Uttar Pradesh, with its high percentage of Muslim inhabitants, thus became unwittingly involved on a political chessboard, with religion being used as a pawn.
In the aftermath of rising communal tension, combined with Rajiv Gandhi becoming embroiled in a financial scandal in the purchase of artillery guns from a Swedish company, the Congress Party again lost power in 1989. But as a legacy, the Congress Party had introduced the concept of religious appeasement into the democratic electoral polity.
Before Uttar Pradesh could recover from the communal cauldron, it became ground for another political experiment which threatened to tear apart the social fabric of India.
In 1990, Prime Minister Vishwanath Pratap Singh of the Janata Dal, a party which had replaced the Congress government, was under siege from his own deputy prime minister Devi Lal. V.P.Singh, and in true Machiavellian style introduced the “Mandal Commission” report for government jobs.
The report which had been shelved by successive Congress governments, had recommended the introduction of 27% quotas in government jobs for the socially backwards classes known as the Other Backward Classes (OBCs). The vast majority of those who would benefit from this were backward caste Hindus.
The introduction of the “Mandal Commission” was less in empathy for the OBCs and aimed more towards countering Devi Lal politically. The economically affluent OBCs were also perceived to be a substantial vote bank due to their sheer numbers.
But V.P.Singh underestimated the dormant anger in upper caste Hindu students. The students, apprehensive of elusive government jobs being snatched away from them through quotas, took to self immolation to convey their frustration.
The ugly face of caste which had plagued Hindu and therefore the Indian society for ages, revisited Uttar Pradesh which now became divided into antithetical caste camps.
The acceptance of the BJPs on the political scene had been steadily increasing since the Shah Bano case. The party grew apprehensive of the Mandal Commission’s recommendations, creating a permanent schism on caste lines amongst its urban middle class Hindu supporters.

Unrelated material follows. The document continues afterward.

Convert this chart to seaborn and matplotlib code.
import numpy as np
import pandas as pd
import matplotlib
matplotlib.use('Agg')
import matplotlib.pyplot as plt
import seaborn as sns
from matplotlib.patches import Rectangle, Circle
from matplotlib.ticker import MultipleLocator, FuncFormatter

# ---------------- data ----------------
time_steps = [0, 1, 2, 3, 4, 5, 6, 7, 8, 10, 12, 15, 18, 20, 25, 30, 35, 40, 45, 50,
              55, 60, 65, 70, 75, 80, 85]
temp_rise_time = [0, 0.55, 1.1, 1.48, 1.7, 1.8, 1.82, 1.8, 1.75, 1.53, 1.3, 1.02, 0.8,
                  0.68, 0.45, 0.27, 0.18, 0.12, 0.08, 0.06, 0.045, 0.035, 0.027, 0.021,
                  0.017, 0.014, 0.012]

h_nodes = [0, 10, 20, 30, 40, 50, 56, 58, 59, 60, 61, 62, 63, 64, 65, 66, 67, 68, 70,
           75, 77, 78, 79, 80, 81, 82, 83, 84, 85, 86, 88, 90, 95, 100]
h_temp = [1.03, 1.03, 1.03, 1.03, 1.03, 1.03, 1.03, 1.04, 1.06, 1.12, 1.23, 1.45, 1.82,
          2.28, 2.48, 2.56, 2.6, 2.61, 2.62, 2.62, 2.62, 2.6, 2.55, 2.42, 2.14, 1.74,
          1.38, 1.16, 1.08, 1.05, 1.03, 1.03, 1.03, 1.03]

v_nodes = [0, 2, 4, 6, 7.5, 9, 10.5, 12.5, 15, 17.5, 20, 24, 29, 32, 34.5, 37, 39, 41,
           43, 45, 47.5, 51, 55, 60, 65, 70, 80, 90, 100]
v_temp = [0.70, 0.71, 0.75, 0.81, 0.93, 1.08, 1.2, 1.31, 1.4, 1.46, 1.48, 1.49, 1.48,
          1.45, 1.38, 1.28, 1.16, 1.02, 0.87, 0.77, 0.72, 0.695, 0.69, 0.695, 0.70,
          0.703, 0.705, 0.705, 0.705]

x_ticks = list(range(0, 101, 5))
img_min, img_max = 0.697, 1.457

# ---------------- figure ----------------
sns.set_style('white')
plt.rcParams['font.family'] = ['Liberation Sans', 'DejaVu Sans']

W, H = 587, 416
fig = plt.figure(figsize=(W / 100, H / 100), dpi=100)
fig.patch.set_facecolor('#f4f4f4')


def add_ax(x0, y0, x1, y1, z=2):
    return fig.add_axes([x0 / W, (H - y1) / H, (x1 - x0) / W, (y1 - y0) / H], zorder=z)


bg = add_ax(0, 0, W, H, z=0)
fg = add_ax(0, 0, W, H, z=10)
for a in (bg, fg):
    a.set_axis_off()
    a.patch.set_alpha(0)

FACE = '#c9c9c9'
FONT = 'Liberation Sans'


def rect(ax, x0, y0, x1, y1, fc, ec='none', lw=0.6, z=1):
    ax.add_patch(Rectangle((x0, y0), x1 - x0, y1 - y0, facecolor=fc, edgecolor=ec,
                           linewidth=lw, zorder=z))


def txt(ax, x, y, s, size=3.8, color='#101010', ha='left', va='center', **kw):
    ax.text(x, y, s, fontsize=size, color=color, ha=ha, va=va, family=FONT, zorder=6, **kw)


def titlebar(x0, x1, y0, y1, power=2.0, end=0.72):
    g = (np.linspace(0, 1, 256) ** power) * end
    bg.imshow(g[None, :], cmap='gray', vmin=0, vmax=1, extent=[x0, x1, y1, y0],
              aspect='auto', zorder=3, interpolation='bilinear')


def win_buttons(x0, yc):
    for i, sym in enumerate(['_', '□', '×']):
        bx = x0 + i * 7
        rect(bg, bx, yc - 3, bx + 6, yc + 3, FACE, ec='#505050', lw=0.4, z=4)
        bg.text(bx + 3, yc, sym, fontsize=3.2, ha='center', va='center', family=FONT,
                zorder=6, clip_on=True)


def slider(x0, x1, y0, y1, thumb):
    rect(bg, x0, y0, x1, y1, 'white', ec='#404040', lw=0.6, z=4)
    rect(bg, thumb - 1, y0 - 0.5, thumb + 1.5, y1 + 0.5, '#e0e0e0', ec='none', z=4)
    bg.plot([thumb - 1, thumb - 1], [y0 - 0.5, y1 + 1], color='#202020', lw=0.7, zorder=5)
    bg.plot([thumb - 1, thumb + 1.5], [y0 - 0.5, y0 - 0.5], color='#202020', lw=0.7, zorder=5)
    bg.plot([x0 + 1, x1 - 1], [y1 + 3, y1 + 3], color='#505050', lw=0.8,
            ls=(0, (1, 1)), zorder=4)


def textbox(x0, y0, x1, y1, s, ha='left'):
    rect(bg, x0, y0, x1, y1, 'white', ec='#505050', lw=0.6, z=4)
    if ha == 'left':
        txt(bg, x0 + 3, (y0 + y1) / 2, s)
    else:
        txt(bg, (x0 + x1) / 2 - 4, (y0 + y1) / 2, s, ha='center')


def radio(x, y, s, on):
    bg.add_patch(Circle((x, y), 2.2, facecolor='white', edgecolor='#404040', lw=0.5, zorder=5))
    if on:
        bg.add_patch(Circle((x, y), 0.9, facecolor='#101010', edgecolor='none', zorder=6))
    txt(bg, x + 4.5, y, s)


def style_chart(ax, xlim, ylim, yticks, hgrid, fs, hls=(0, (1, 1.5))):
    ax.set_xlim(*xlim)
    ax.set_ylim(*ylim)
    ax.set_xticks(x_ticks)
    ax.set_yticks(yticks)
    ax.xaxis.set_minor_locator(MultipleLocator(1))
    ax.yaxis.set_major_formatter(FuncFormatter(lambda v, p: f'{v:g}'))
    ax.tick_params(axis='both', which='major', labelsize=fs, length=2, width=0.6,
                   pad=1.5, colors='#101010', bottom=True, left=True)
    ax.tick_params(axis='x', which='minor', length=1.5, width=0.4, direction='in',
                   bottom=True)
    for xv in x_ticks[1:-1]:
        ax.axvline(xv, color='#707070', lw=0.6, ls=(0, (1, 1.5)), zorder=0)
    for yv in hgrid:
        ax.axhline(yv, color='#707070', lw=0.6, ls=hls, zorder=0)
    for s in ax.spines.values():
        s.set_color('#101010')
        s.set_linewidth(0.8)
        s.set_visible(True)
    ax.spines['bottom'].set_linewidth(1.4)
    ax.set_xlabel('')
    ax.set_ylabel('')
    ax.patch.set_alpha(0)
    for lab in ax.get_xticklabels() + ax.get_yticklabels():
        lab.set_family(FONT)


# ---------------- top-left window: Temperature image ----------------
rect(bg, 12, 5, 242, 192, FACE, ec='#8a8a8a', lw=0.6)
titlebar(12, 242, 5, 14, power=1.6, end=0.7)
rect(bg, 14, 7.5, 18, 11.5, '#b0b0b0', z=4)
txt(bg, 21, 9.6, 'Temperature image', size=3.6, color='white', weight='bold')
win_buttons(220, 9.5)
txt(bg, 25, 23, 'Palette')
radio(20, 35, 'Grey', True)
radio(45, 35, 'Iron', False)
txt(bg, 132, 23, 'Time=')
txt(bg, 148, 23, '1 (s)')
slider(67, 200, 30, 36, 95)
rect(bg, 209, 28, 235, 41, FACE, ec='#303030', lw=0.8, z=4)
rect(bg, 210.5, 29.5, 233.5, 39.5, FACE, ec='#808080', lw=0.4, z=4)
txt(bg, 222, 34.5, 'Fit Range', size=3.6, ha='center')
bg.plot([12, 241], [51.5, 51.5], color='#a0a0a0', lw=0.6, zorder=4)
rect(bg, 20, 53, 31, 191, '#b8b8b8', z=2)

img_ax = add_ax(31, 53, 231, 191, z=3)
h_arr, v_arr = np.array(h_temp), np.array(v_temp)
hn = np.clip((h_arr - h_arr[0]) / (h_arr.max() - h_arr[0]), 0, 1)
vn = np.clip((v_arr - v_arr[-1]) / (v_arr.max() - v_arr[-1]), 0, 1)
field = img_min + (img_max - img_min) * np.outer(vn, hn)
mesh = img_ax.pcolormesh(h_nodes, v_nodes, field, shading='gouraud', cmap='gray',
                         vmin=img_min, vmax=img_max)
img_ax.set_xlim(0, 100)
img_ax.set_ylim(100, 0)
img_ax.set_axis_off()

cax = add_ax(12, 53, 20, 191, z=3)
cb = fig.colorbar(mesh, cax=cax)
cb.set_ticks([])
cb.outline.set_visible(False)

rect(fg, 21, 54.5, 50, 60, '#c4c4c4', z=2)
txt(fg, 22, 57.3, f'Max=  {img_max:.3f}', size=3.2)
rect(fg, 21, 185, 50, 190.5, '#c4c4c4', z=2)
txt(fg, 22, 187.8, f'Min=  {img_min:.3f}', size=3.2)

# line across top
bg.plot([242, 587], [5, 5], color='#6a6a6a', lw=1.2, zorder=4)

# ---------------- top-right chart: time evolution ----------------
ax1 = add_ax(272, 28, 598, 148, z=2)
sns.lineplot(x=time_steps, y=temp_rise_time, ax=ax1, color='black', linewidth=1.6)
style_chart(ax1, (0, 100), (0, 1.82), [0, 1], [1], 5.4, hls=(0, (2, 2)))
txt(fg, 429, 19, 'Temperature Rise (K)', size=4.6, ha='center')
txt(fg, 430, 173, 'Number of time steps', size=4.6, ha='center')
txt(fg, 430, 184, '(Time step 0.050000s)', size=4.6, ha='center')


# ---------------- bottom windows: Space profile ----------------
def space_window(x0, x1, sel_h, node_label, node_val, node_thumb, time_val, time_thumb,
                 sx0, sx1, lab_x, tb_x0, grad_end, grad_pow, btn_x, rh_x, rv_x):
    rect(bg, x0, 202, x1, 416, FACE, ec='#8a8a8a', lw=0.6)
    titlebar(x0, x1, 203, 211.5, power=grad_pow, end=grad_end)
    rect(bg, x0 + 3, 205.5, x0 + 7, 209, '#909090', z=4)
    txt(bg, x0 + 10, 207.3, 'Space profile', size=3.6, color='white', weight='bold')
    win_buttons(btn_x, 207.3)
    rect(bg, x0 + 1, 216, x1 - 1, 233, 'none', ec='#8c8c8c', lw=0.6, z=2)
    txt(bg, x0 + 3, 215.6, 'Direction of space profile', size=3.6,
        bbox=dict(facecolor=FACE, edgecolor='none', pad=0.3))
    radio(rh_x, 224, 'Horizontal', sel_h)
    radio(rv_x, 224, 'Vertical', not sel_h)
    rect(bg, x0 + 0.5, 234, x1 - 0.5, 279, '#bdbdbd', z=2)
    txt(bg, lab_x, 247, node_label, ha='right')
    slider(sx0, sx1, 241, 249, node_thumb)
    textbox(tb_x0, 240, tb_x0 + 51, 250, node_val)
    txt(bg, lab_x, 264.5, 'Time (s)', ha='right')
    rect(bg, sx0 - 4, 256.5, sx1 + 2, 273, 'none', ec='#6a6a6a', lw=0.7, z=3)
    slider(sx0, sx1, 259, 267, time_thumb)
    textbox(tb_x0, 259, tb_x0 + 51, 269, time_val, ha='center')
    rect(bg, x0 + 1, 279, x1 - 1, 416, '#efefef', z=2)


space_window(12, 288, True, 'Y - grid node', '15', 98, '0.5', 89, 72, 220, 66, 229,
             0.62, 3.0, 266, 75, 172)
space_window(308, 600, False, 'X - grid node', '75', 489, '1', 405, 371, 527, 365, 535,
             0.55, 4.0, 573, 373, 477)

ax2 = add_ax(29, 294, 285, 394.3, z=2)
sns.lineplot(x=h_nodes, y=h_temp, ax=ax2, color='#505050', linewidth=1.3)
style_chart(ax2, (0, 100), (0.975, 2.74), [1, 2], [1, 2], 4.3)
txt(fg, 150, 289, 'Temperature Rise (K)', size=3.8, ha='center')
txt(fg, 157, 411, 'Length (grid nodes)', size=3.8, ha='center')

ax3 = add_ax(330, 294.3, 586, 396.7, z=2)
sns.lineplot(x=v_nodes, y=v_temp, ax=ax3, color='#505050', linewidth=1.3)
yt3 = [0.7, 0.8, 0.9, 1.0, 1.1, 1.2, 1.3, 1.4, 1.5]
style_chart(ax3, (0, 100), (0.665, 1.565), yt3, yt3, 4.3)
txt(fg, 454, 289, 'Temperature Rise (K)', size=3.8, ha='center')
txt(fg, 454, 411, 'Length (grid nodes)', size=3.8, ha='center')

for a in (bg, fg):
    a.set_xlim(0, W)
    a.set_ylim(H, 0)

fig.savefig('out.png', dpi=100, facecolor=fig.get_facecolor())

As a political countermeasure the BJP raised its game for Hindu control of the disputed site at Ayodhya.
An already volatile situation spiraled out of control when the Babri mosque – the disputed structure at the Ayodhya temple site – was demolished by a mob of Hindu fanatics in 1992. The flames of subsequent communal violence altered Hindu-Muslim relations dramatically.
The BJP temporarily reaped electoral benefit because of the communal polarization but gradually withered away in Uttar Pradesh with the rise of caste-based political parties in the state. The Mandal commission inadvertently gave rise to political parties whose raison d’etre is their affinity to a particular caste group.

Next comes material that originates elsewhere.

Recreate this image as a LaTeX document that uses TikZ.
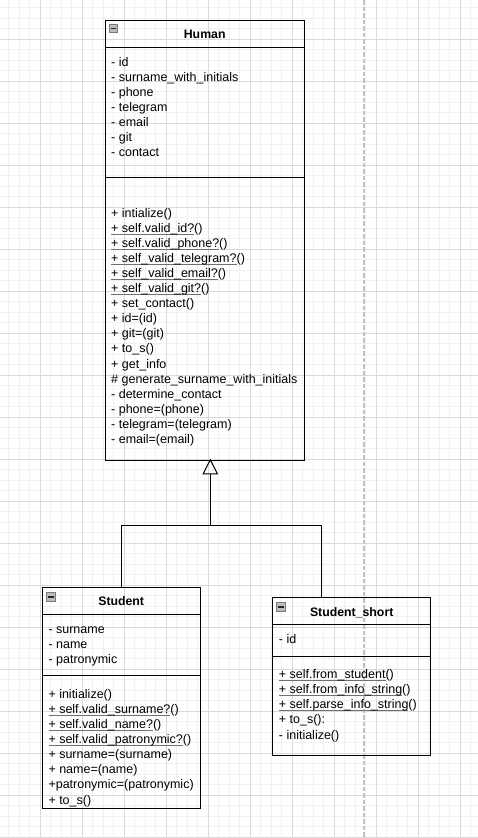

The emergence of these caste-based parties, like the OBC dominated Samajwadi Party (SP) and the lower caste Dalit Bahujan Samaj Party (BSP), has gradually ensured that national parties have been pushed into the background.

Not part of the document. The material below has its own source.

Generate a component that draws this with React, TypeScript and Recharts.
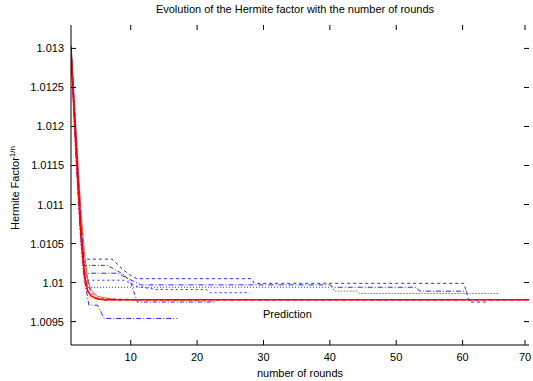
import React from 'react';
import { LineChart, Line, XAxis, YAxis, ReferenceDot } from 'recharts';

// plot frame (px) – gnuplot-like box
const W = 533;
const H = 381;
const PL = 71;
const PR = 529;
const PT = 25;
const PB = 345;

const xTicks = [10, 20, 30, 40, 50, 60, 70];
const yTicks = [1.0095, 1.01, 1.0105, 1.011, 1.0115, 1.012, 1.0125, 1.013];

type Pt = { x: number; y: number };
const pts = (rows: number[][]): Pt[] => rows.map(([x, y]) => ({ x, y }));

// red runs (prediction bundle)
const red1 = pts([[1, 1.01302], [1.5, 1.01215], [2, 1.01135], [2.5, 1.01062], [3, 1.01012], [3.5, 1.0099], [4, 1.00983], [5, 1.00979], [6, 1.00978], [70, 1.00978]]);
const red2 = pts([[1, 1.01298], [1.5, 1.01228], [2, 1.01152], [2.5, 1.01085], [3, 1.0103], [3.5, 1.01], [4, 1.00988], [5, 1.0098], [6, 1.00977], [70, 1.00977]]);
const red3 = pts([[1, 1.01295], [1.5, 1.012], [2, 1.01115], [2.5, 1.01045], [3, 1.00998], [3.5, 1.00984], [4, 1.00979], [23, 1.00976]]);
const red4 = pts([[1, 1.013], [1.5, 1.01225], [2, 1.0114], [2.5, 1.0107], [3, 1.0102], [4, 1.00986], [5, 1.0098], [12, 1.00978]]);
const red5 = pts([[1, 1.01305], [1.5, 1.01235], [2, 1.0116], [2.5, 1.01092], [3, 1.0104], [3.5, 1.01005], [4, 1.0099], [5, 1.00982], [8, 1.00978]]);
const red6 = pts([[1, 1.0129], [1.5, 1.01195], [2, 1.0112], [2.5, 1.0105], [3, 1.01005], [3.5, 1.00988], [4.5, 1.0098], [6, 1.00978]]);

// blue runs (experiments)
const blue1 = pts([[1, 1.01296], [1.5, 1.01205], [2, 1.01125], [2.5, 1.01055], [3, 1.01005], [3.7, 1.00971], [5, 1.00971], [6, 1.00954], [17, 1.00954]]);
const blue2 = pts([[1, 1.01302], [1.5, 1.0123], [2, 1.0115], [2.5, 1.01075], [2.9, 1.0103], [7.2, 1.0103], [8.9, 1.01016], [10.2, 1.01008], [10.9, 1.01005], [28.2, 1.01005], [28.6, 1.00999], [60.2, 1.00999], [61, 1.00975], [63.5, 1.00975]]);
const blue3 = pts([[1, 1.01298], [1.5, 1.01218], [2, 1.0114], [2.5, 1.01065], [3.1, 1.01012], [8, 1.01012], [11.5, 1.00997], [40, 1.00997], [40.5, 1.00994], [53, 1.00994], [53.5, 1.00989], [60.7, 1.00989]]);
const blue4 = pts([[1, 1.013], [1.5, 1.0121], [2, 1.0113], [2.5, 1.0106], [3, 1.0101], [3.5, 1.00994], [40.2, 1.00994], [40.8, 1.00989], [44, 1.00989], [44.5, 1.00986], [65.5, 1.00986]]);
const blue5 = pts([[1, 1.01294], [1.5, 1.01212], [2, 1.01135], [2.5, 1.01058], [3.1, 1.01003], [9, 1.01003], [11, 1.00995], [14, 1.00991], [21.4, 1.00991], [22, 1.00987], [28, 1.00987]]);
const blue6 = pts([[1, 1.013], [1.5, 1.01222], [2, 1.01145], [2.5, 1.0107], [3, 1.01022], [6.5, 1.01022], [9, 1.0101], [10, 1.01], [11, 1.00975], [22.7, 1.00975]]);

const redSeries = [
  { id: 'r2', data: red2, dash: '4 3', width: 1, opacity: 0.55 },
  { id: 'r3', data: red3, dash: '1 2', width: 1, opacity: 0.55 },
  { id: 'r4', data: red4, dash: '3 3', width: 1, opacity: 0.6 },
  { id: 'r5', data: red5, dash: undefined, width: 1, opacity: 0.7 },
  { id: 'r6', data: red6, dash: '2 2', width: 1, opacity: 0.6 },
  { id: 'r1', data: red1, dash: undefined, width: 1.5, opacity: 1 },
];

const blueSeries = [
  { id: 'b1', data: blue1, dash: '5 2 1 2' },
  { id: 'b2', data: blue2, dash: '3 3' },
  { id: 'b3', data: blue3, dash: '5 2 1 2' },
  { id: 'b4', data: blue4, dash: '1 2' },
  { id: 'b5', data: blue5, dash: '2 3' },
  { id: 'b6', data: blue6, dash: '4 2 1 2' },
];

const YTick = (props: any) => {
  const { y, payload } = props;
  return (
    <g>
      <line x1={PL} x2={PL + 5} y1={y} y2={y} stroke="#000" />
      <line x1={PR - 5} x2={PR} y1={y} y2={y} stroke="#000" />
      <text x={PL - 7} y={y} dy={4} textAnchor="end" fontSize={11} fill="#000">
        {payload.value}
      </text>
    </g>
  );
};

const XTick = (props: any) => {
  const { x, payload } = props;
  return (
    <g>
      <line x1={x} x2={x} y1={PB} y2={PB - 5} stroke="#000" />
      <line x1={x} x2={x} y1={PT} y2={PT + 5} stroke="#000" />
      <text x={x} y={PB + 16} textAnchor="middle" fontSize={11} fill="#000">
        {payload.value}
      </text>
    </g>
  );
};

const YLabel = () => (
  <text transform="rotate(-90)" x={-188} y={19} textAnchor="middle" fontSize={11} fill="#000">
    Hermite Factor
    <tspan fontSize={8} dy={-4}>1/n</tspan>
  </text>
);

const XLabel = () => (
  <text x={(PL + PR) / 2} y={377} textAnchor="middle" fontSize={11} fill="#000">
    number of rounds
  </text>
);

export default function App() {
  return (
    <div
      style={{
        position: 'absolute',
        left: 0,
        top: 0,
        width: W,
        height: H,
        background: '#fff',
        fontFamily: '"Liberation Sans", Arial, sans-serif',
      }}
    >
      <div
        style={{
          position: 'absolute',
          top: 3,
          left: 0,
          width: 590,
          textAlign: 'center',
          fontSize: 11,
          color: '#000',
        }}
      >
        Evolution of the Hermite factor with the number of rounds
      </div>
      <LineChart width={W} height={H} margin={{ top: PT, right: W - PR, bottom: 0, left: 0 }}>
        <XAxis
          dataKey="x"
          type="number"
          domain={[1, 70]}
          ticks={xTicks}
          allowDataOverflow
          height={H - PB}
          tick={<XTick />}
          tickLine={false}
          axisLine={{ stroke: '#000' }}
          label={<XLabel />}
        />
        <XAxis xAxisId="top" dataKey="x" type="number" domain={[1, 70]} orientation="top" height={0} tick={false} tickLine={false} axisLine={{ stroke: '#000' }} />
        <YAxis
          type="number"
          domain={[1.0092, 1.0133]}
          ticks={yTicks}
          allowDataOverflow
          width={PL}
          tick={<YTick />}
          tickLine={false}
          axisLine={{ stroke: '#000' }}
          label={<YLabel />}
        />
        <YAxis yAxisId="right" type="number" domain={[1.0092, 1.0133]} orientation="right" width={0} tick={false} tickLine={false} axisLine={{ stroke: '#000' }} />
        {blueSeries.map((s) => (
          <Line
            key={s.id}
            data={s.data}
            dataKey="y"
            type="linear"
            stroke="#0000ff"
            strokeWidth={1}
            strokeDasharray={s.dash}
            strokeOpacity={0.85}
            dot={false}
            activeDot={false}
            isAnimationActive={false}
          />
        ))}
        {redSeries.map((s) => (
          <Line
            key={s.id}
            data={s.data}
            dataKey="y"
            type="linear"
            stroke="#ff0000"
            strokeWidth={s.width}
            strokeDasharray={s.dash}
            strokeOpacity={s.opacity}
            dot={false}
            activeDot={false}
            isAnimationActive={false}
          />
        ))}
        <ReferenceDot
          x={33.6}
          y={1.0096}
          r={1}
          fill="none"
          stroke="none"
          label={{ value: 'Prediction', position: 'center', fontSize: 11, fill: '#000' }}
        />
      </LineChart>
    </div>
  );
}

The political importance of Uttar Pradesh can be judged from the fact that with 403 assembly seats, it has the largest state-level assembly in India. The state also sends 80 parliamentarians the largest number, to the national parliament.
There was a time when it was said that, “whoever ruled UP ruled India”. Though times have changed, there is no denying the fact that whichever party gains ascendance in Uttar Pradesh becomes a front runner for forming a government in New Delhi.
The local assembly election this month therefore also assumes the additional importance of being a precursor for the national polls due in 2014.
The election bugles have been sounded. The electoral warriors are sharpening their vocal weapons. The common man is maintaining his silence. The state waits with bated breath.
How Uttar Pradesh votes today, India will vote tomorrow.